> **Task objective**
Check every line below for the word "this" and give only the number of lines where it appears.

> **Rows**
◇ ◇ ◇ ◇
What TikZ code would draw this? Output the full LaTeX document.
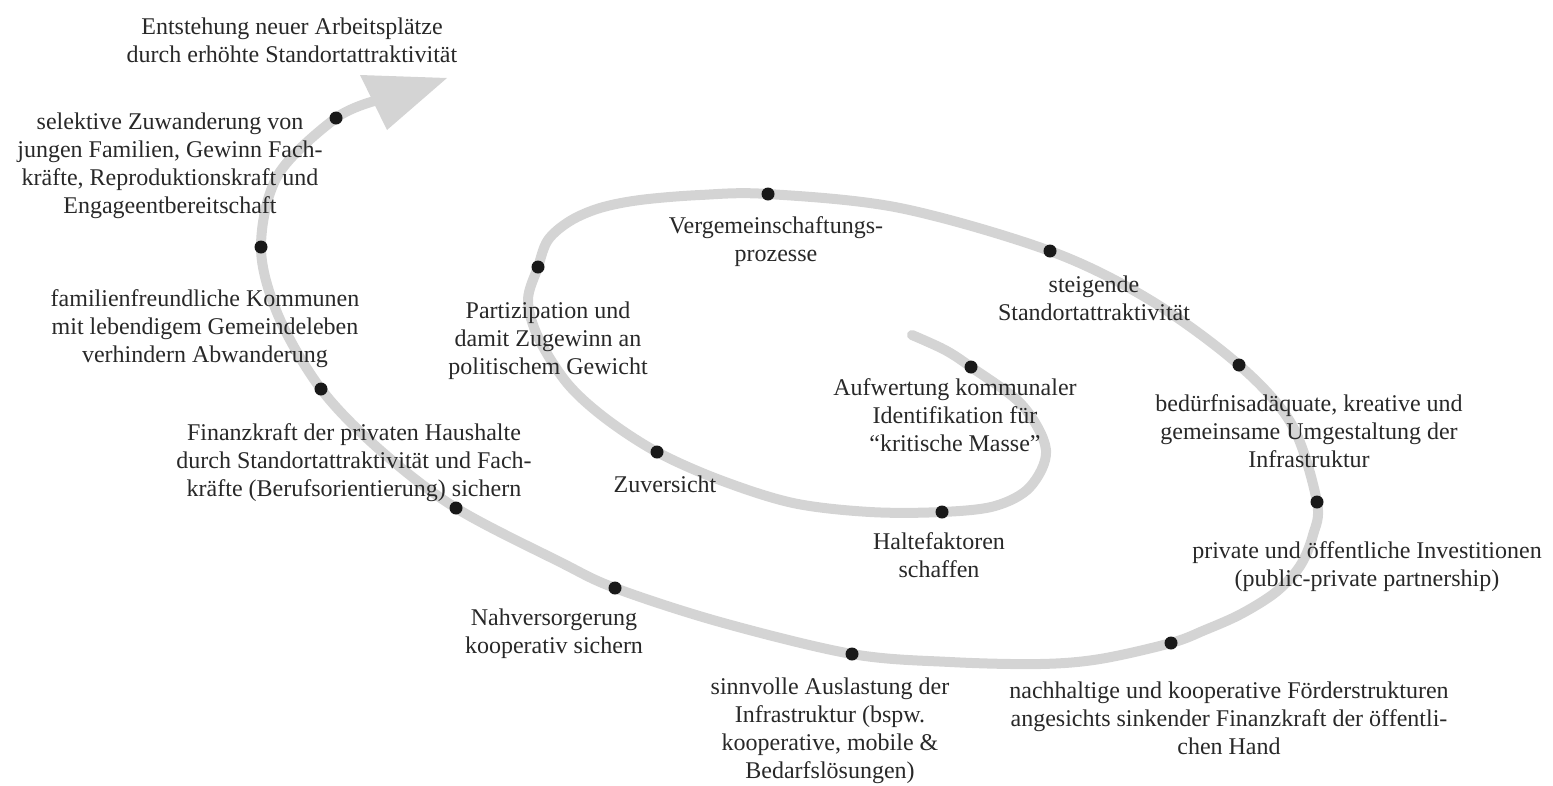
\documentclass[tikz,border=0pt]{standalone}
\usepackage{fontspec}
\setmainfont{Liberation Serif}
\definecolor{spiralgray}{RGB}{212,212,212}
\definecolor{txtgray}{RGB}{40,40,40}
\definecolor{dotblack}{RGB}{25,25,25}
\tikzset{
  spiralline/.style={draw=spiralgray, line width=10pt, line cap=round, line join=round},
  spdot/.style={fill=dotblack},
  lbl/.style={align=center, font=\fontsize{24}{28}\selectfont, text=txtgray, inner sep=0pt},
}
\begin{document}
\begin{tikzpicture}[x=1pt,y=-1pt]
\useasboundingbox (0,0) rectangle (1553,785);
% dots on the spiral
\coordinate (dA) at (971,367);
\coordinate (dB) at (942,512);
\coordinate (dC) at (657,452);
\coordinate (dD) at (538,267);
\coordinate (dE) at (768,194);
\coordinate (dF) at (1050,251);
\coordinate (dG) at (1239,365);
\coordinate (dH) at (1317,502);
\coordinate (dI) at (1171,643);
\coordinate (dJ) at (852,654);
\coordinate (dK) at (615,588);
\coordinate (dL) at (456,508);
\coordinate (dM) at (321,389);
\coordinate (dN) at (261,247);
\coordinate (dO) at (336,118);
\coordinate (start) at (912,335);
\coordinate (stop) at (378,100);
% arrow head
\coordinate (ahL) at (360,75);
\coordinate (ahT) at (447,78);
\coordinate (ahR) at (387,130);
% spiral
\draw[spiralline] plot[smooth,tension=0.55] coordinates {
 (start) (945,350) (dA) (1022,405) (1046,450) (1030,487) (995,506) (dB)
 (870,512) (793,503) (720,480) (dC) (605,418) (567,383) (538,337) (528,300) (dD)
 (548,240) (570,221) (600,208) (640,200) (700,195) (dE) (900,208) (dF) (1150,300) (dG)
 (1292,425) (dH) (1313,535) (1300,566) (1276,592) (1241,614) (1205,630) (dI)
 (1100,659) (1040,664) (950,662)
 (dJ) (720,622) (dK) (560,562) (dL) (380,450) (dM) (278,315) (dN)
 (278,175) (dO) (stop)};
\fill[spiralgray] (ahL) -- (ahT) -- (ahR) -- cycle;
\foreach \d in {dA,dB,dC,dD,dE,dF,dG,dH,dI,dJ,dK,dL,dM,dN,dO}
  \fill[spdot] (\d) circle (6.5pt);
% labels
\node[lbl] (t1) at (292,40) {Entstehung neuer Arbeitsplätze\\durch erhöhte Standortattraktivität};
\node[lbl] (t2) at (170,166) {selektive Zuwanderung von\\jungen Familien, Gewinn Fach-\\kräfte, Reproduktionskraft und\\Engageentbereitschaft};
\node[lbl] (t3) at (205,329) {familienfreundliche Kommunen\\mit lebendigem Gemeindeleben\\verhindern Abwanderung};
\node[lbl] (t4) at (354,463) {Finanzkraft der privaten Haushalte\\durch Standortattraktivität und Fach-\\kräfte (Berufsorientierung) sichern};
\node[lbl] (t5) at (548,341) {Partizipation und\\damit Zugewinn an\\politischem Gewicht};
\node[lbl] (t6) at (776,242) {Vergemeinschaftungs-\\prozesse};
\node[lbl] (t7) at (1094,298) {steigende\\Standortattraktivität};
\node[lbl] (t8) at (955,415) {Aufwertung kommunaler\\Identifikation für\\“kritische Masse”};
\node[lbl] (t9) at (1309,431) {bedürfnisadäquate, kreative und\\gemeinsame Umgestaltung der\\Infrastruktur};
\node[lbl] (t10) at (665,484) {Zuversicht};
\node[lbl] (t11) at (939,555) {Haltefaktoren\\schaffen};
\node[lbl] (t12) at (1367,567) {private und öffentliche Investitionen\\(public-private partnership)};
\node[lbl] (t13) at (554,634) {Nahversorgerung\\kooperativ sichern};
\node[lbl] (t14) at (830,731) {sinnvolle Auslastung der\\Infrastruktur (bspw.\\kooperative, mobile \&\\Bedarfslösungen)};
\node[lbl] (t15) at (1229,718) {nachhaltige und kooperative Förderstrukturen\\angesichts sinkender Finanzkraft der öffentli-\\chen Hand};
\end{tikzpicture}
\end{document}
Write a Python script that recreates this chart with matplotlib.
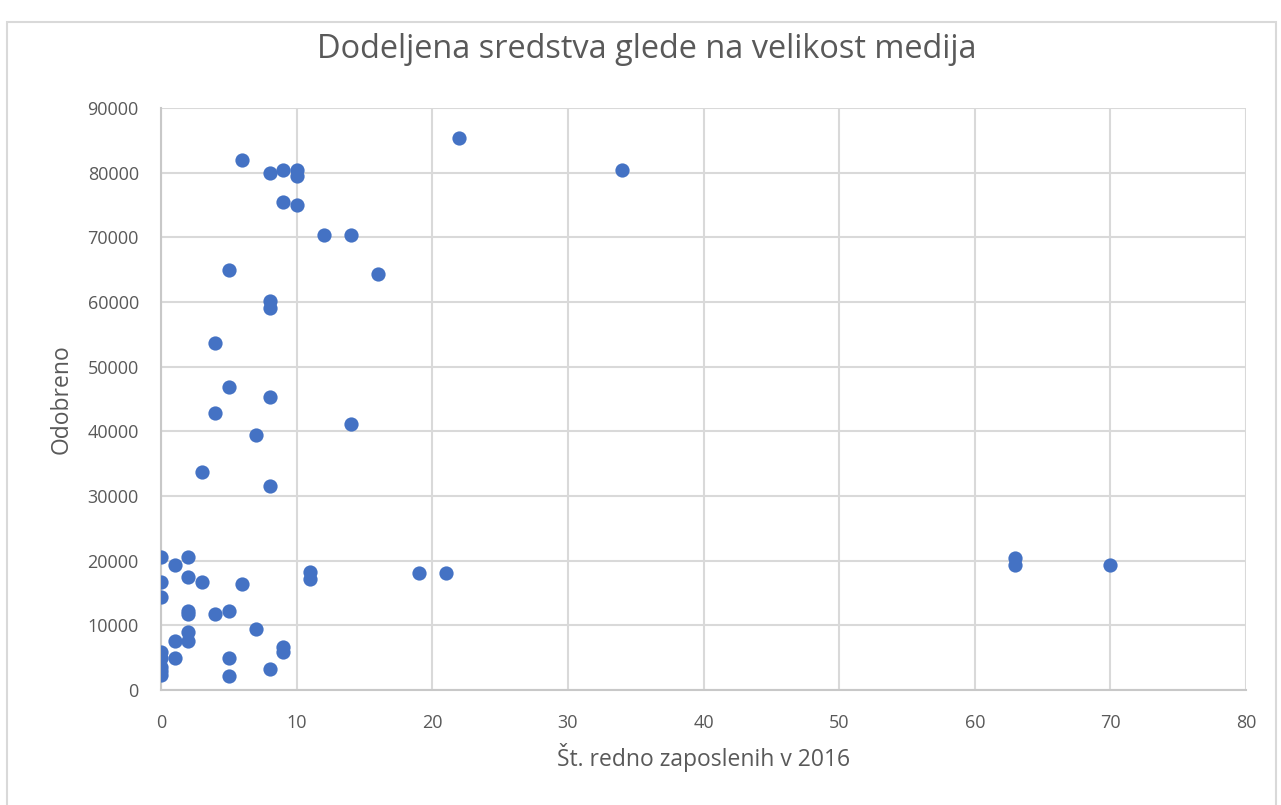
import matplotlib.pyplot as plt
from matplotlib.patches import Rectangle

plt.rcParams['font.family'] = ['Open Sans', 'DejaVu Sans']

# employees in 2016 (x) and approved funds (y)
zaposleni = [0, 0, 0, 0, 0, 0, 0, 0,
             1, 1, 1,
             2, 2, 2, 2, 2, 2,
             3, 3,
             4, 4, 4,
             5, 5, 5, 5, 5,
             6, 6,
             7, 7,
             8, 8, 8, 8, 8, 8,
             9, 9, 9, 9,
             10, 10, 10,
             11, 11,
             12, 14, 14, 16, 19, 21, 22, 34, 63, 63, 70]
odobreno = [20500, 16700, 14400, 5800, 5000, 3600, 3000, 2300,
            19300, 7600, 4900,
            20500, 17500, 12200, 11800, 9000, 7600,
            16700, 33700,
            11800, 42800, 53600,
            12200, 4900, 2200, 46800, 65000,
            16400, 81900,
            9400, 39400,
            3300, 31500, 45300, 60100, 59000, 79900,
            6600, 5900, 75400, 80400,
            80400, 79500, 75000,
            18200, 17100,
            70300, 70300, 41100, 64300, 18100, 18100, 85300, 80400,
            20400, 19300, 19300]

fig = plt.figure(figsize=(12.81, 8.05), dpi=100)
ax = fig.add_axes([0.1257, 0.1429, 0.8470, 0.7229])

# chart area frame
fig.patches.append(Rectangle((7 / 1281, -0.01), 1269 / 1281, 1.0 - 22 / 805 + 0.01,
                             transform=fig.transFigure, fill=False,
                             edgecolor='#d9d9d9', linewidth=1.5))

ax.scatter(zaposleni, odobreno, s=105, color='#4472C4', zorder=3, linewidths=0)

ax.set_xlim(0, 80)
ax.set_ylim(0, 90000)
ax.set_xticks(range(0, 81, 10))
ax.set_yticks(range(0, 90001, 10000))
ax.grid(True, color='#d9d9d9', linewidth=1.5)
ax.set_axisbelow(True)
for side in ['top', 'right']:
    ax.spines[side].set_visible(False)
for side in ['left', 'bottom']:
    ax.spines[side].set_color('#c8c8c8')
    ax.spines[side].set_linewidth(1.5)
ax.tick_params(length=0, labelsize=13, labelcolor='#595959')
ax.tick_params(axis='x', pad=17)
ax.tick_params(axis='y', pad=16)

fig.text(0.505, 1 - 50 / 805, 'Dodeljena sredstva glede na velikost medija',
         fontsize=23.4, color='#595959', ha='center', va='center')
ax.set_xlabel('Št. redno zaposlenih v 2016', fontsize=16.5, color='#595959', labelpad=8)
ax.set_ylabel('Odobreno', fontsize=16.5, color='#595959', labelpad=10)

fig.savefig('out.png', dpi=100)
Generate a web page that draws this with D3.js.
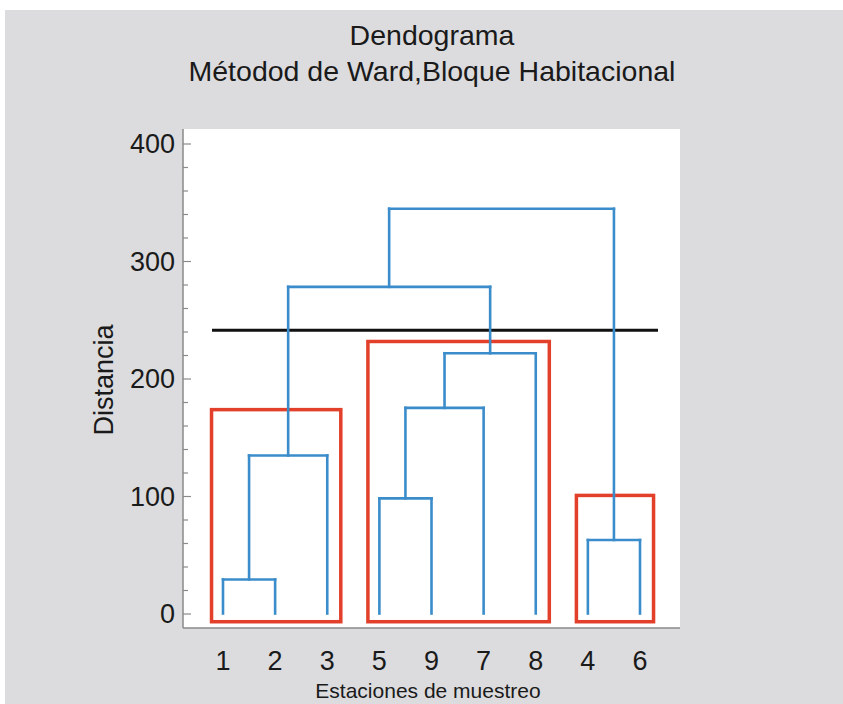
◇ ◇ ◇ ◇
> **Exercise output**
3